Setengah jam kemudian saya melewati tempat yang sama dan mendapati mereka tengah mendapatkan pembeli seorang wanita, senyum di wajah mereka terlihat berkembang seolah memecah mendung yang sedang menggayuti langit Jakarta.
“Terima kasih ya mbak … semuanya dua ribu lima ratus rupiah!” tukas
mereka, tak lama si wanita merogoh tasnya dan mengeluarkan uang sejumlah
sepuluh ribu rupiah.
“Maaf, nggak ada kembaliannya … ada uang pas nggak mbak?” mereka
menyodorkan kembali uang tersebut. Si wanita menggeleng, lalu dengan
sigapnya anak yang bertubuh lebih kecil menghampiri saya yang tengah
mengamati mereka bertiga pada jarak empat meter.
“Oom boleh tukar uang nggak, receh sepuluh ribuan?” suaranya
mengingatkan kepada anak lelaki saya yang seusia mereka. Sedikit
terhenyak saya merogoh saku celana dan hanya menemukan uang sisa
kembalian food court sebesar empat ribu rupiah. “Nggak punya!”, tukas
saya. Lalu tak lama si wanita berkata “Ambil saja kembaliannya, dik!” sambil berbalik badan dan meneruskan langkahnya ke arah ujung sebelah timur.
Anak ini terkesiap, ia menyambar uang empat ribuan saya dan menukarnya
dengan uang sepuluh ribuan tersebut dan meletakkannya kegenggaman saya
yang masih tetap berhenti, lalu ia mengejar wanita tersebut untuk
memberikan uang empat ribu rupiah tadi. Si wanita kaget, setengah
berteriak ia bilang “Sudah buat kamu saja, nggak apa..apa ambil saja!”,
namun mereka berkeras mengembalikan uang tersebut. “Maaf mbak, cuma ada
empat ribu, nanti kalau lewat sini lagi saya kembalikan !”
“Eeh … nggak usah … nggak usah … biar aja … nih!”
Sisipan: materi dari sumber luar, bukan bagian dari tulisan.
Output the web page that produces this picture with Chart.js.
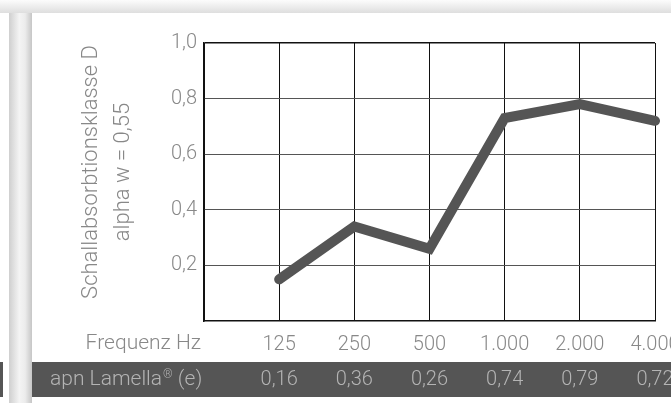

saya kasih uang itu ke si kecil, ia menerimanya, tapi terus berlari ke
bawah jembatan menuruni tangga yang cukup curam menuju ke kumpulan
tukang ojek. Saya hendak meneruskan langkah tapi dihentikan oleh anak yang satunya, “Nanti dulu Om, biar ditukar dulu … sebentar.”
“Nggak
apa apa, itu buat kalian” lanjut saya. “Jangan … jangan oom, itu uang
oom sama mbak yang tadi juga” anak itu bersikeras. “Sudah … saya ikhlas,
mbak tadi juga pasti ikhlas !”, saya berusaha membargain, namun ia
menghalangi saya sejenak dan berlari ke ujung jembatan berteriak
memanggil temannya untuk segera cepat.
Secepat kilat juga ia meraih kantong plastik hitamnya dan berlari ke
arah saya. “Ini deh om, kalau kelamaan, maaf ..”. Ia memberi saya
delapan pack tissue. “Buat apa?”, saya terbengong “Habis teman saya lama
sih oom, maaf, tukar pakai tissue aja dulu”. Walau dikembalikan ia tetap menolak.
Saya tatap wajahnya, perasaan bersalah muncul pada rona mukanya. Saya
kalah set, ia tetap kukuh menutup rapat tas plastik hitam tissuenya.
Beberapa saat saya mematung di sana,
sampai si kecil telah kembali dengan genggaman uang receh sepuluh ribu,
dan mengambil tissue dari tangan saya serta memberikan uang empat ribu
rupiah. “Terima kasih Om!”..mereka kembali ke ujung jembatan sambil
sayup sayup terdengar percakapan, “Duit mbak tadi gimana ..?” suara
kecil yang lain menyahut, “Lu hafal kan orangnya, kali aja ketemu lagi
ntar kita kasihin …….”.
Percakapan itu sayup sayup menghilang, saya terhenyak dan kembali ke
kantor dengan seribu perasaan. Tuhan, hari ini saya belajar dari dua
manusia super, kekuatan kepribadian mereka menaklukan Jakarta membuat
saya trenyuh, mereka berbalut baju lusuh tapi hati dan kemuliaannya
sehalus sutra, mereka tahu hak mereka dan hak orang lain, mereka
berusaha tak meminta minta dengan berdagang tissue.